It's strange, but we don't know who will be the mayors of our Indiana cities for the next four years. Ah, yes, you and I read results in the newspapers and saw jubilant winners on TV congratulated by humbled losers. But how do we know for sure until the state tells us?
I didn't find the latest results on the secretary of state's Web site. It does have the May 7 primary election results, which provide fascinating information for those with a historic bent.
In a fit of madness, I went to the Web sites of three county clerks or election boards. Marion County's clerk has full, certified, 2007 general election results posted. Vigo County's clerk has a link for municipal unofficial election results, but all the entries are zero. Allen County's Election Board offers returns from the 2007 primary election but nothing for the recent general election. All I have to do now is go through another 89 counties and I'll have a complete picture of how little we know.
What's the problem? The Web site of Indiana Business for Responsive Government had the results (without the numbers) the day after the polls closed. Why can't we get the results for the municipal elections in each county from a central state government source in a more timely fashion? We could go with something called "preliminary" or "unverified" but to give us nothing only meets our expectations, not our aspirations.

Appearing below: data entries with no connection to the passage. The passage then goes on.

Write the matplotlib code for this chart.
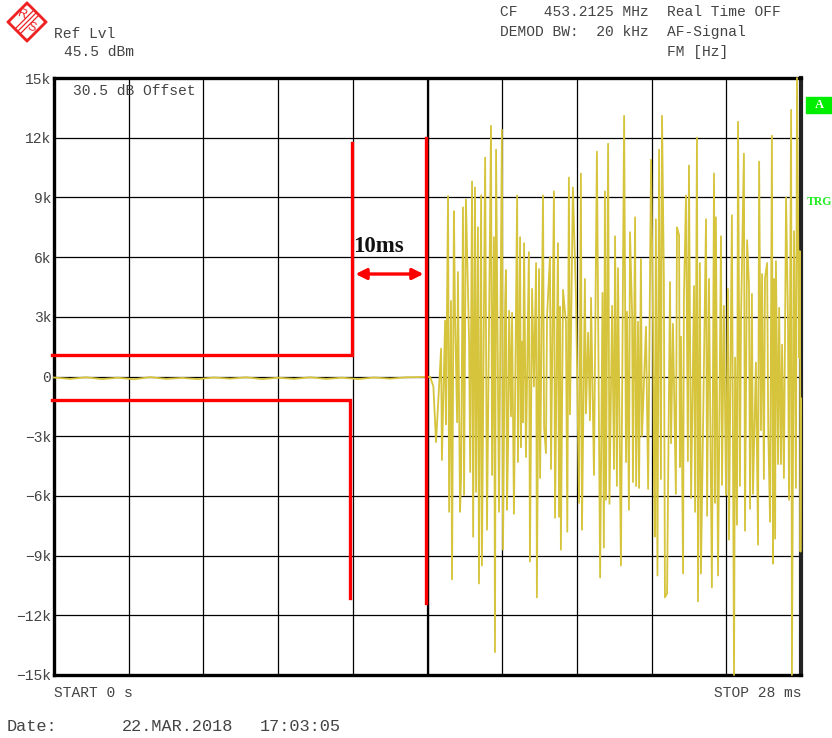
import numpy as np
import matplotlib.pyplot as plt
from matplotlib.patches import Polygon, Rectangle

# ── data (time in ms, deviation in kHz) ──────────────────────────────────────
quiet_t = [0.0, 0.6, 1.2, 1.8, 2.4, 3.0, 3.6, 4.2, 4.8, 5.4, 6.0, 6.6, 7.2,
           7.8, 8.4, 9.0, 9.6, 10.2, 10.8, 11.4, 12.0, 12.6, 13.2, 13.6, 14.1]
quiet_v = [-0.05, -0.12, -0.04, -0.13, -0.06, -0.14, -0.03, -0.12, -0.07,
           -0.13, -0.05, -0.11, -0.04, -0.13, -0.06, -0.12, -0.04, -0.12,
           -0.06, -0.13, -0.05, -0.11, -0.04, -0.03, -0.02]

pos_t = [14.51, 14.66, 14.77, 14.88, 14.99, 15.03, 15.14, 15.33, 15.44, 15.56,
         15.67, 15.78, 15.89, 16.01, 16.16, 16.38, 16.49, 16.57, 16.79, 16.91,
         16.94, 17.06, 17.17, 17.36, 17.47, 17.54, 17.62, 17.80, 17.92, 18.07,
         18.18, 18.33, 18.48, 18.59, 18.74, 18.89, 18.97, 19.08, 19.19, 19.30,
         19.45, 19.57, 19.75, 19.90, 20.02, 20.13, 20.35, 20.56, 20.65, 20.77,
         20.92, 21.03, 21.14, 21.37, 21.48, 21.59, 21.67, 21.78, 21.89, 22.00,
         22.19, 22.38, 22.45, 22.56, 22.68, 22.79, 22.86, 23.09, 23.20, 23.35,
         23.43, 23.50, 23.61, 23.69, 23.80, 23.99, 24.10, 24.21, 24.44, 24.55,
         24.74, 24.81, 25.00, 25.11, 25.26, 25.41, 25.53, 25.64, 25.75, 25.86,
         25.98, 26.05, 26.16, 26.31, 26.43, 26.54, 26.65, 26.73, 26.91, 26.99,
         27.06, 27.18, 27.29, 27.44, 27.51, 27.63, 27.74, 27.85, 27.93, 27.96]
pos_v = [1.4, 2.8, 9.07, 3.8, 8.3, 3.3, 5.25, 8.5, 8.9, 1.7,
         9.8, 9.5, 7.5, 9.1, 11.0, 12.6, 7.0, 11.4, 12.4, 3.7,
         5.35, 3.3, 3.2, 9.1, 7.0, 1.75, 6.7, 6.25, 4.4, 5.7,
         5.4, 9.1, 3.0, 6.0, 9.3, 6.7, 3.5, 4.35, 2.7, 10.0,
         9.5, 3.75, 10.2, 4.9, 2.2, 3.95, 11.3, 4.2, 9.3, 11.7,
         3.55, 7.05, 5.45, 13.1, 3.25, 7.25, 3.1, 8.0, 2.75, 5.9,
         2.5, 10.9, 3.2, 7.9, 11.4, 13.1, 4.9, 4.75, 2.65, 7.5,
         7.1, 2.0, 3.8, 9.1, 10.6, 4.55, 12.0, 5.7, 7.9, 4.9,
         10.2, 8.0, 7.05, 3.55, 4.4, 8.1, 0.95, 12.8, 2.75, 11.2,
         6.85, 4.6, 4.15, 0.7, 10.8, 5.15, 4.95, 5.7, 12.1, 4.9,
         5.8, 3.45, 1.6, 9.0, 3.0, 13.4, 7.3, 15.0, 0.95, 6.3]

neg_t = [14.22, 14.32, 14.54, 14.69, 14.81, 14.92, 15.11, 15.22, 15.26, 15.37,
         15.60, 15.71, 15.82, 15.93, 16.04, 16.23, 16.42, 16.53, 16.68, 16.83,
         16.98, 17.02, 17.13, 17.24, 17.39, 17.50, 17.58, 17.69, 17.84, 17.99,
         18.10, 18.22, 18.37, 18.44, 18.63, 18.78, 18.93, 19.00, 19.24, 19.34,
         19.68, 19.79, 19.94, 20.09, 20.24, 20.47, 20.61, 20.69, 20.82, 20.99,
         21.10, 21.25, 21.44, 21.55, 21.70, 21.82, 21.93, 22.04, 22.27, 22.49,
         22.52, 22.62, 22.75, 22.90, 22.98, 23.13, 23.31, 23.46, 23.58, 23.76,
         23.88, 24.03, 24.14, 24.25, 24.48, 24.66, 24.78, 24.89, 25.04, 25.19,
         25.30, 25.49, 25.60, 25.71, 25.90, 26.09, 26.20, 26.39, 26.50, 26.61,
         26.77, 26.84, 26.95, 27.03, 27.14, 27.25, 27.36, 27.55, 27.66, 27.81,
         27.98, 28.0]
neg_v = [-0.5, -3.3, -4.2, -2.4, -6.8, -10.2, -2.3, -6.8, -5.05, -5.95,
         -4.8, -8.05, -5.8, -10.4, -9.5, -7.7, -4.95, -13.85, -6.8, -8.7,
         -6.7, -3.55, -2.0, -6.9, -4.3, -3.55, -2.3, -4.05, -9.3, -0.5,
         -11.1, -5.1, -2.55, -3.85, -4.65, -7.1, -7.05, -8.7, -7.8, -1.9,
         -6.35, -7.7, -1.85, -2.2, -4.95, -10.1, -8.6, -6.2, -6.4, -4.65,
         -5.5, -9.5, -4.3, -6.7, -5.3, -5.5, -5.6, -3.0, -5.65, -5.2,
         -8.05, -10.0, -5.15, -11.1, -10.9, -3.35, -5.9, -4.55, -9.9, -4.25,
         -6.1, -6.8, -11.3, -9.9, -7.0, -10.6, -6.35, -10.0, -5.45, -5.95,
         -8.2, -15.0, -7.45, -5.5, -7.75, -6.65, -5.9, -8.45, -2.7, -5.15,
         -2.45, -7.3, -9.4, -8.15, -4.4, -4.4, -5.1, -6.2, -15.0, -5.6,
         -8.8, -1.1]

# red limit lines / markers (ms, kHz)
upper_t = [-0.07, 11.17, 11.17]
upper_v = [1.08, 1.08, 11.73]
lower_t = [-0.07, 11.09, 11.09]
lower_v = [-1.18, -1.18, -11.13]
mark2_t = [13.94, 13.94]
mark2_v = [12.0, -11.38]
arrow_t = (11.30, 13.85)
arrow_v = 5.15

yticks = [15, 12, 9, 6, 3, 0, -3, -6, -9, -12, -15]
ylabels = ['15k', '12k', '9k', '6k', '3k', '0',
           '\u22123k', '\u22126k', '\u22129k', '\u221212k', '\u221215k']

W, H = 832, 738
MONO = 'Liberation Mono'
TXT = '#444444'
TRACE = '#d6c43c'


def fx(px):
    return px / W


def fy(py):
    return 1 - py / H


fig = plt.figure(figsize=(W / 100, H / 100), dpi=100)
ax = fig.add_axes([fx(54), fy(675), fx(801) - fx(54), fy(78) - fy(675)])
ax.set_xlim(0, 28)
ax.set_ylim(-15, 15)

# grid
ax.set_xticks(np.linspace(0, 28, 11))
ax.set_yticks(yticks)
ax.set_yticklabels(ylabels, family=MONO, fontsize=10.5, color=TXT)
ax.tick_params(axis='y', length=0, pad=2)
ax.tick_params(axis='x', length=0, labelbottom=False)
ax.grid(True, color='black', lw=0.9)
ax.axvline(14, color='black', lw=1.6, zorder=1)
for s in ['left', 'top', 'bottom']:
    ax.spines[s].set_linewidth(2.4)
ax.spines['right'].set_linewidth(3.0)
ax.spines['right'].set_color('#222222')

# trace
tr_t = np.array(quiet_t + pos_t + neg_t)
tr_v = np.array(quiet_v + pos_v + neg_v)
order = np.argsort(tr_t, kind='stable')
ax.plot(tr_t[order], tr_v[order], color=TRACE, lw=1.3, zorder=3, clip_on=False)

# red markers
red = '#ff0000'
ax.plot(upper_t, upper_v, color=red, lw=2.4, zorder=4, clip_on=False,
        solid_joinstyle='miter')
ax.plot(lower_t, lower_v, color=red, lw=2.4, zorder=4, clip_on=False,
        solid_joinstyle='miter')
ax.plot(mark2_t, mark2_v, color=red, lw=2.4, zorder=4)
ax.annotate('', xy=(arrow_t[1], arrow_v), xytext=(arrow_t[0], arrow_v),
            arrowprops=dict(arrowstyle='<|-|>', color=red, lw=2.4,
                            mutation_scale=16, shrinkA=0, shrinkB=0), zorder=5)
ax.text(11.22, 6.55, '10ms', family='Liberation Serif', fontweight='bold',
        fontsize=16.5, va='center', ha='left', color='#111111', zorder=5)

# header / footer texts
kw = dict(family=MONO, fontsize=10.5, color=TXT, va='baseline')
fig.text(fx(54), fy(38.5), 'Ref Lvl', **kw)
fig.text(fx(64), fy(56), '45.5 dBm', **kw)
fig.text(fx(500), fy(16), 'CF   453.2125 MHz', **kw)
fig.text(fx(500), fy(36), 'DEMOD BW:  20 kHz', **kw)
fig.text(fx(667), fy(16), 'Real Time OFF', **kw)
fig.text(fx(667), fy(36), 'AF-Signal', **kw)
fig.text(fx(667), fy(56), 'FM [Hz]', **kw)
fig.text(fx(73), fy(95), '30.5 dB Offset', **kw)
fig.text(fx(54), fy(697), 'START 0 s', **kw)
fig.text(fx(801), fy(697), 'STOP 28 ms', ha='right', **kw)
kw_date = dict(kw, fontsize=12.2)
fig.text(fx(7), fy(731), 'Date:', **kw_date)
fig.text(fx(122), fy(731), '22.MAR.2018', **kw_date)
fig.text(fx(260), fy(731), '17:03:05', **kw_date)

# right side indicators
fig.patches.append(Rectangle((fx(806), fy(113)), fx(26), fy(97) - fy(113),
                             transform=fig.transFigure, color='#00ee00'))
fig.text(fx(819), fy(105), 'A', family='Liberation Serif', fontweight='bold',
         fontsize=9, color='white', ha='center', va='center')
fig.text(fx(807), fy(205), 'TRG', family='Liberation Serif', fontweight='bold',
         fontsize=8.5, color='#22ee22', va='baseline')

# R&S logo
cx, cy, r = 27, 22, 20
outer = [(fx(cx), fy(cy - r)), (fx(cx + r), fy(cy)),
         (fx(cx), fy(cy + r)), (fx(cx - r), fy(cy))]
ri = r - 4
inner = [(fx(cx), fy(cy - ri)), (fx(cx + ri), fy(cy)),
         (fx(cx), fy(cy + ri)), (fx(cx - ri), fy(cy))]
fig.patches.append(Polygon(outer, closed=True, transform=fig.transFigure,
                           color='#ee2222'))
fig.patches.append(Polygon(inner, closed=True, transform=fig.transFigure,
                           color='white'))
for off in (-2.5, 0, 2.5):
    fig.add_artist(plt.Line2D([fx(cx - 9 + off), fx(cx + 9 + off)],
                              [fy(cy + 9 + off), fy(cy - 9 + off)],
                              transform=fig.transFigure, color='#ee2222', lw=0.9))
fig.text(fx(cx - 5), fy(cy - 7), 'R', family='Liberation Sans', fontsize=9,
         color='#ee2222', ha='center', va='center', rotation=-20)
fig.text(fx(cx + 4), fy(cy + 6), 'S', family='Liberation Sans', fontsize=9,
         color='#ee2222', ha='center', va='center', rotation=-20)

fig.savefig('out.png', dpi=100)
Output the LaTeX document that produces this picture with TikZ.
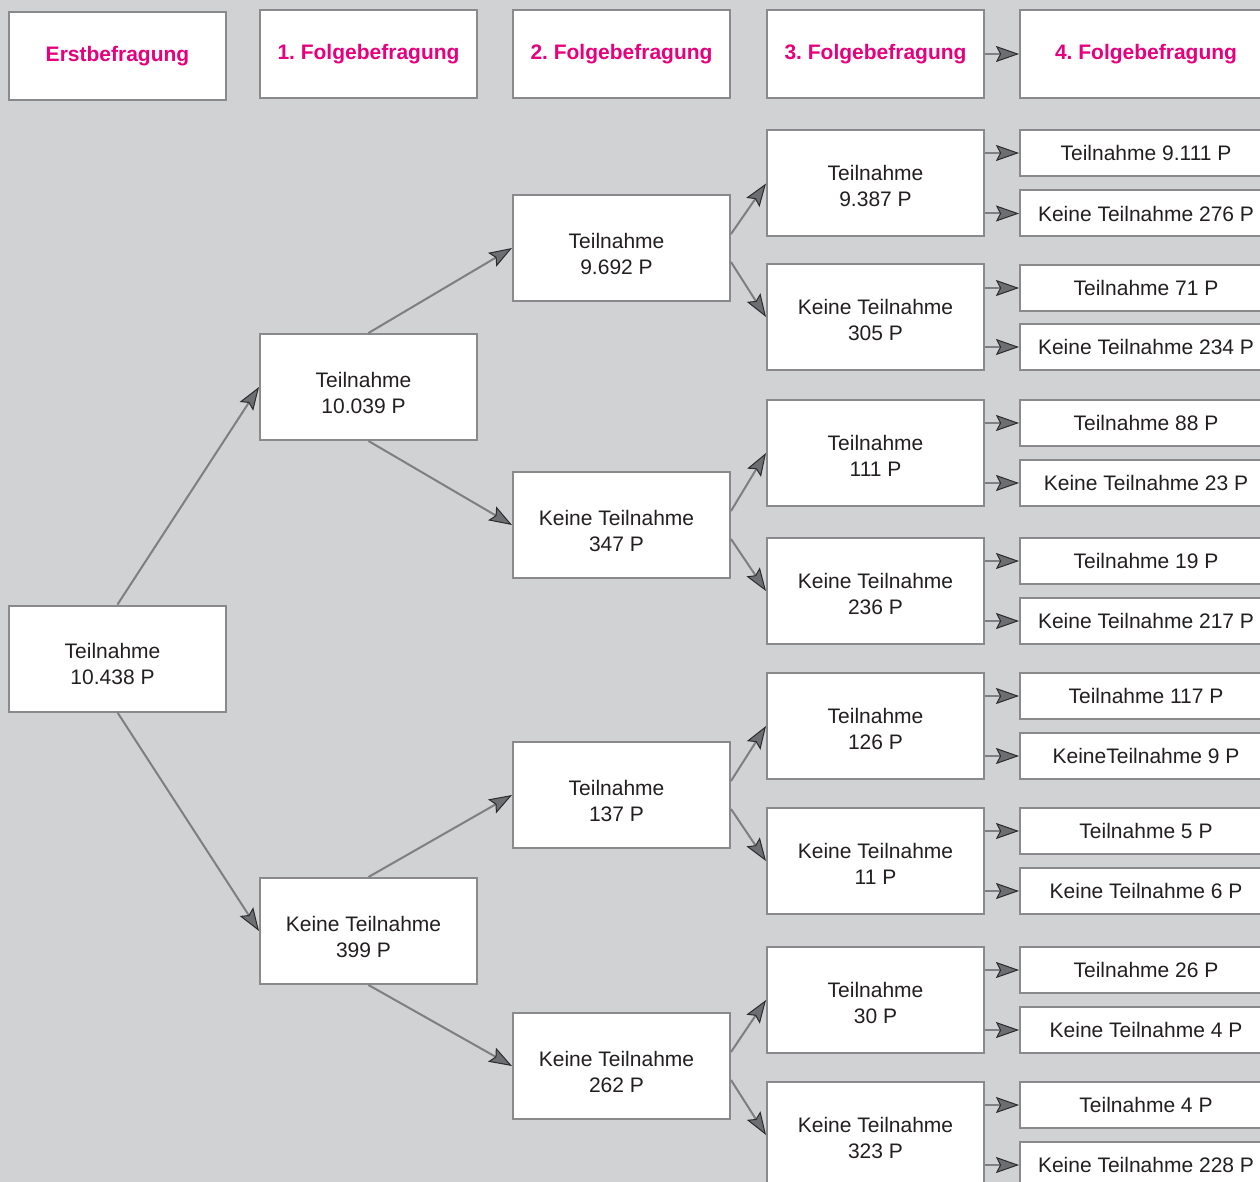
\documentclass[tikz,border=0pt]{standalone}
\usepackage{fontspec}
\setmainfont{Liberation Sans}
\usepackage{tikz}
\usetikzlibrary{arrows.meta}
\frenchspacing

\definecolor{bggray}{HTML}{D1D2D4}
\definecolor{boxgray}{HTML}{8A8A8C}
\definecolor{linegray}{HTML}{7F7F81}
\definecolor{tipgray}{HTML}{6D6E71}
\definecolor{tipdark}{HTML}{2B2B2B}
\definecolor{headpink}{HTML}{E6007E}
\definecolor{textdark}{HTML}{231F20}

\tikzset{
    box/.style={draw=boxgray, fill=white, line width=2pt, rectangle, minimum width=217pt, minimum height=106pt, inner sep=0pt, text=textdark, font=\fontsize{21}{26}\selectfont},
    treebox/.style={box, text height=39.25pt, text depth=12.75pt, execute at end node={\hspace*{10pt}}},
    rightbox/.style={box, text height=36.25pt, text depth=15.75pt},
    headbox/.style={box, minimum height=88pt, text=headpink, font=\fontsize{21}{26}\selectfont\bfseries},
    leafbox/.style={box, minimum width=252pt, minimum height=46pt},
    arr/.style={draw=linegray, line width=2pt, -{Stealth[length=23pt, width=16pt, inset=4pt, line width=1pt, color=tipdark, fill=tipgray]}},
}

\begin{document}
\begin{tikzpicture}[x=1pt, y=-1pt]
    \useasboundingbox (0,0) rectangle (1260,1182);
    \clip (0,0) rectangle (1260,1182);
    \fill [bggray] (0,0) rectangle (1260,1182);

    \node (head0) at (117.5,56) [headbox] {Erstbefragung};
    \node (head1) at (368.5,54) [headbox] {1. Folgebefragung};
    \node (head2) at (621.5,54) [headbox] {2. Folgebefragung};
    \node (head3) at (875.5,54) [headbox] {3. Folgebefragung};
    \node (head4) at (1146,54) [headbox, minimum width=252pt] {4. Folgebefragung};
    \draw [arr] (head3) -- (head4);

    \node (start) at (117.5,658.5) [treebox] {\begin{tabular}{c} Teilnahme \\ 10.438 P \end{tabular}};

    \node (t) at (368.5,387) [treebox] {\begin{tabular}{c} Teilnahme \\ 10.039 P \end{tabular}};
    \node (k) at (368.5,931) [treebox] {\begin{tabular}{c} Keine Teilnahme \\ 399 P \end{tabular}};
    \draw [arr] (start.north) -- (t.west);
    \draw [arr] (start.south) -- (k.west);

    \node (tt) at (621.5,248) [treebox] {\begin{tabular}{c} Teilnahme \\ 9.692 P \end{tabular}};
    \node (tk) at (621.5,525) [treebox] {\begin{tabular}{c} Keine Teilnahme \\ 347 P \end{tabular}};
    \node (kt) at (621.5,795) [treebox] {\begin{tabular}{c} Teilnahme \\ 137 P \end{tabular}};
    \node (kk) at (621.5,1066) [treebox] {\begin{tabular}{c} Keine Teilnahme \\ 262 P \end{tabular}};
    \draw [arr] (t.north) -- (tt.west);
    \draw [arr] (t.south) -- (tk.west);
    \draw [arr] (k.north) -- (kt.west);
    \draw [arr] (k.south) -- (kk.west);

    \node (ttt) at (875.5,183.5) [rightbox] {\begin{tabular}{c} Teilnahme \\ 9.387 P \end{tabular}};
    \node (ttk) at (875.5,317) [rightbox] {\begin{tabular}{c} Keine Teilnahme \\ 305 P \end{tabular}};
    \node (tkt) at (875.5,453) [rightbox] {\begin{tabular}{c} Teilnahme \\ 111 P \end{tabular}};
    \node (tkk) at (875.5,591) [rightbox] {\begin{tabular}{c} Keine Teilnahme \\ 236 P \end{tabular}};
    \node (ktt) at (875.5,726) [rightbox] {\begin{tabular}{c} Teilnahme \\ 126 P \end{tabular}};
    \node (ktk) at (875.5,861) [rightbox] {\begin{tabular}{c} Keine Teilnahme \\ 11 P \end{tabular}};
    \node (kkt) at (875.5,1000) [rightbox] {\begin{tabular}{c} Teilnahme \\ 30 P \end{tabular}};
    \node (kkk) at (875.5,1135) [rightbox] {\begin{tabular}{c} Keine Teilnahme \\ 323 P \end{tabular}};
    \draw [arr] ([yshift=14pt]tt.east) -- (ttt.west);
    \draw [arr] ([yshift=-14pt]tt.east) -- (ttk.west);
    \draw [arr] ([yshift=14pt]tk.east) -- (tkt.west);
    \draw [arr] ([yshift=-14pt]tk.east) -- (tkk.west);
    \draw [arr] ([yshift=14pt]kt.east) -- (ktt.west);
    \draw [arr] ([yshift=-14pt]kt.east) -- (ktk.west);
    \draw [arr] ([yshift=14pt]kk.east) -- (kkt.west);
    \draw [arr] ([yshift=-14pt]kk.east) -- (kkk.west);

    % 4. Folgebefragung
    \node (tttt) at (1146,153) [leafbox] {Teilnahme 9.111 P};
    \node (tttk) at (1146,213.5) [leafbox] {Keine Teilnahme 276 P};
    \node (ttkt) at (1146,288) [leafbox] {Teilnahme 71 P};
    \node (ttkk) at (1146,347) [leafbox] {Keine Teilnahme 234 P};
    \node (tktt) at (1146,423) [leafbox] {Teilnahme 88 P};
    \node (tktk) at (1146,483) [leafbox] {Keine Teilnahme 23 P};
    \node (tkkt) at (1146,561) [leafbox] {Teilnahme 19 P};
    \node (tkkk) at (1146,621) [leafbox] {Keine Teilnahme 217 P};
    \node (kttt) at (1146,696) [leafbox] {Teilnahme 117 P};
    \node (kttk) at (1146,756) [leafbox] {KeineTeilnahme 9 P};
    \node (ktkt) at (1146,831) [leafbox] {Teilnahme 5 P};
    \node (ktkk) at (1146,891) [leafbox] {Keine Teilnahme 6 P};
    \node (kktt) at (1146,970) [leafbox] {Teilnahme 26 P};
    \node (kktk) at (1146,1030) [leafbox] {Keine Teilnahme 4 P};
    \node (kkkt) at (1146,1105) [leafbox] {Teilnahme 4 P};
    \node (kkkk) at (1146,1165) [leafbox] {Keine Teilnahme 228 P};

    \draw [arr] (tttt.west -| ttt.east) -- (tttt.west);
    \draw [arr] (tttk.west -| ttt.east) -- (tttk.west);
    \draw [arr] (ttkt.west -| ttk.east) -- (ttkt.west);
    \draw [arr] (ttkk.west -| ttk.east) -- (ttkk.west);
    \draw [arr] (tktt.west -| tkt.east) -- (tktt.west);
    \draw [arr] (tktk.west -| tkt.east) -- (tktk.west);
    \draw [arr] (tkkt.west -| tkk.east) -- (tkkt.west);
    \draw [arr] (tkkk.west -| tkk.east) -- (tkkk.west);
    \draw [arr] (kttt.west -| ktt.east) -- (kttt.west);
    \draw [arr] (kttk.west -| ktt.east) -- (kttk.west);
    \draw [arr] (ktkt.west -| ktk.east) -- (ktkt.west);
    \draw [arr] (ktkk.west -| ktk.east) -- (ktkk.west);
    \draw [arr] (kktt.west -| kkt.east) -- (kktt.west);
    \draw [arr] (kktk.west -| kkt.east) -- (kktk.west);
    \draw [arr] (kkkt.west -| kkk.east) -- (kkkt.west);
    \draw [arr] (kkkk.west -| kkk.east) -- (kkkk.west);
\end{tikzpicture}
\end{document}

I offer these remarks because I suspect the new people who just won those municipal general elections don't have the least notion of what they are getting into. They have my condolences. They campaigned on turning things around, getting down to basics, and bringing responsibility back to local government.
Please excuse the smile on my face. I've heard that so many times before that I no longer take such words seriously. Do the newbies think the person vacating the office is incompetent or misdirected? Didn't that person make similar pronouncements when first elected?
The great problem of public office is the terrifying ignorance that surrounds public decision making. The new mayor has a new staff of people who have much to learn; the most important thing they need to learn is humility.
The new mayor has a council with several or many new members; they, too, have little knowledge of the detailed workings of government.
Mayors want to direct policy, but they are bound by legal and traditional constraints. They must rely on the city's professional staff or they have to train ignorant people to do sophisticated things. That's one reason many new government officials turn to the private sector to run specific services. Often, they discover that the public's needs are government's responsibility and cannot be met appropriately by private agents.
Each of us believes we know enough to run government. But mayors face a complex set of restrictions and demands that are overwhelming. And they do not have the staff or the money to acquire the information they need to make good decisions.
Mayors also face public expectations raised by their own election rhetoric. For example, Indiana mayors have little influence on the local property-tax bill. Mayors can do little to improve public safety because they do not have the powers to change the antisocial behaviors of their citizens. They have virtually no power to change the schools. They do not have the money for enough police officers. Despite their good intentions, new mayors face old realities. They come to appreciate the wisdom of their predecessors. Most important, they should remember that, although they may have been elected by a majority of the voters, they were not elected by a majority of the people.